When classical music in general took on a more popular tone in the 1930s, Carpenter was pleased to return to and updated version of the Romanticism he had employed before Krazy Kat.
In 1934, Carpenter and his wife traveled to Algiers for a vacation. He chanced to hear a theme that became the main subject of the last movement of his next substantial work, a Piano Quintet he composed the same year. During 1941 and 1942 (following a successful revival in 1940 of his drastically revised First Symphony) Carpenter revised and orchestrated the quintet as his Symphony No. 2. In 1946 and 1947 he incorporated these revisions back into the quintet and added more revisions. Then in 1947 he made a new version of the symphony from the revised quintet and further revised it.
The shape of all four versions of this music is the same: Three movements, each a bit over six minutes long. The symphony's outer movements use the piano prominently in the orchestral texture, perhaps a remainder of its Piano Quintet origin.

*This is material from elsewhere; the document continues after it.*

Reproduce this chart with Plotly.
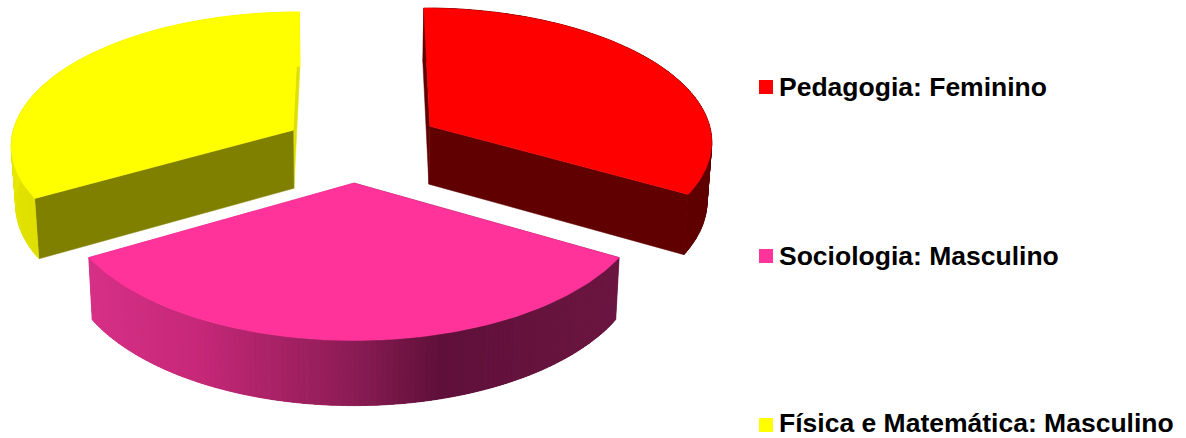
import math
import plotly.graph_objects as go

# Chart data
categories = ["Pedagogia: Feminino", "Sociologia: Masculino", "Física e Matemática: Masculino"]
values = [33.3, 33.3, 33.3]

# Slice styling
top_colors = ["#FF0000", "#FF3399", "#FFFF00"]
start_wall_colors = ["#600000", "#6B1640", "#808000"]
end_wall_colors = ["#600000", "#D6308A", "#E0E000"]
swatch_y = [87, 256, 425]
label_lift = [0, 0, 2]

# Pie geometry: perspective projection of a unit-radius disc seen from the front
CX, CY = 354.0, 144.6
SCALE_X, SCALE_Y = 283.7, 133.5
PERSPECTIVE = 0.10
EXPLODE = 0.28
SLICE_OFFSET = [(8, 0), (0, 0), (7, 4)]
SLICE_WIDTH = [1.0, 0.995, 1.0]
WALL_BANDS = 120
THICK = 58.0


def project(px, py):
    w = 1 + PERSPECTIVE * py
    return SCALE_X * px / w, CY - SCALE_Y * py / w


def pink_wall(x):
    stops = [(88, (214, 48, 135)), (200, (198, 40, 120)), (354, (140, 28, 85)),
             (443, (95, 16, 58)), (619, (107, 22, 64))]
    for (x0, c0), (x1, c1) in zip(stops, stops[1:]):
        if x <= x1:
            t = max(0.0, (x - x0) / (x1 - x0))
            return "rgb(%d,%d,%d)" % tuple(round(a + (b - a) * t) for a, b in zip(c0, c1))
    return "rgb(107,22,64)"


def wall_color(i, x, t):
    if i == 0:
        return "#600000"
    if i == 1:
        return pink_wall(x)
    shade = round(224 + 30 * t)
    return "rgb(%d,%d,0)" % (shade, shade)


fig = go.Figure()


def add_filled(xs, ys, color, edge):
    fig.add_trace(go.Scatter(x=xs, y=ys, mode="lines", fill="toself",
                             fillcolor=color, line=dict(color=color, width=edge),
                             hoverinfo="skip", showlegend=False))


def poly(points, color, edge=0.5):
    xs = [p[0] for p in points]
    ys = [p[1] for p in points]
    add_filled(xs + xs[:1], ys + ys[:1], color, edge)


def wall_quads(top, bottom, color):
    # One sub-polygon per arc step, all wound the same way so overlaps stay filled
    xs, ys = [], []
    for k in range(len(top) - 1):
        quad = [top[k], top[k + 1], bottom[k + 1], bottom[k]]
        area = sum(quad[j][0] * quad[(j + 1) % 4][1] - quad[(j + 1) % 4][0] * quad[j][1]
                   for j in range(4))
        if area < 0:
            quad.reverse()
        quad.append(quad[0])
        xs += [p[0] for p in quad] + [None]
        ys += [p[1] for p in quad] + [None]
    add_filled(xs[:-1], ys[:-1], color, 0.3)


total = sum(values)
start = 0.0
spans = []
for v in values:
    spans.append((start, start + 2 * math.pi * v / total))
    start = spans[-1][1]

# Back slices first, front slice last
for i in [0, 2, 1]:
    a0, a1 = spans[i]
    mid = (a0 + a1) / 2
    ox, oy = EXPLODE * math.sin(mid), EXPLODE * math.cos(mid)
    dx, dy = SLICE_OFFSET[i]
    width = SLICE_WIDTH[i]

    def face_point(r, a):
        x, y = project(ox + r * math.sin(a), oy + r * math.cos(a))
        return (CX + x * width + dx, y + dy)

    def base(p):
        # Foot of the wall below a point of the top face
        return (CX + (p[0] - CX) * 0.987, p[1] + THICK + 0.033 * (p[1] - 127))

    n = WALL_BANDS
    arc = [face_point(1.0, a0 + (a1 - a0) * k / n) for k in range(n + 1)]
    foot = [base(p) for p in arc]
    apex = face_point(0.0, a0)

    # Flat side walls meeting at the slice's apex
    for edge, color in ((arc[-1], end_wall_colors[i]), (arc[0], start_wall_colors[i])):
        poly([apex, edge, base(edge), base(apex)], color)

    # Curved outer wall: every band overlaps the next to hide seams
    for k0 in range(n):
        k1 = min(k0 + 3, n)
        wall_quads(arc[k0:k1 + 1], foot[k0:k1 + 1], wall_color(i, arc[k0][0], k0 / n))

    # Top face
    poly([apex] + arc, top_colors[i])

# Key on the right
fig.add_trace(go.Scatter(x=[766] * 3, y=swatch_y, mode="markers", showlegend=False, hoverinfo="skip",
                         marker=dict(symbol="square", size=14, color=top_colors, line=dict(width=0))))
for name, y, lift in zip(categories, swatch_y, label_lift):
    fig.add_annotation(x=778, y=y, yshift=lift, text=name, showarrow=False, xanchor="left",
                       yanchor="middle", borderpad=0,
                       font=dict(family="Liberation Sans", size=26.5, color="black", weight="bold"))

fig.update_layout(width=1186, height=438, margin=dict(l=0, r=0, t=0, b=0),
                  paper_bgcolor="white", plot_bgcolor="white", showlegend=False,
                  xaxis=dict(range=[0, 1186], visible=False, fixedrange=True),
                  yaxis=dict(range=[438, 0], visible=False, fixedrange=True))
fig.write_html("out.html", config={"displayModeBar": False})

The symphony begins Moderato with a dark, dissonant, and portentous opening, but this soon dissolves into a brisk and upbeat first movement. The musical style is similar to that of contemporary symphonic works by such composers as Howard Hanson: tonal, traditional in structure, though the dancing first movement is neither heroic nor sweepingly romantic. There is a distinct second subject, a flowing theme which provides the Romantic qualities, following a witty feint that pretends to be the second subject.
The second movement, Andante, is a sweet melody over a restless pulse, reminiscent of film music. The finale, Allegro, recaptures some of the brash jazz quality of Carpenter's '20s music. Fritz Busch premiered the symphony with the Chicago Symphony in 1949.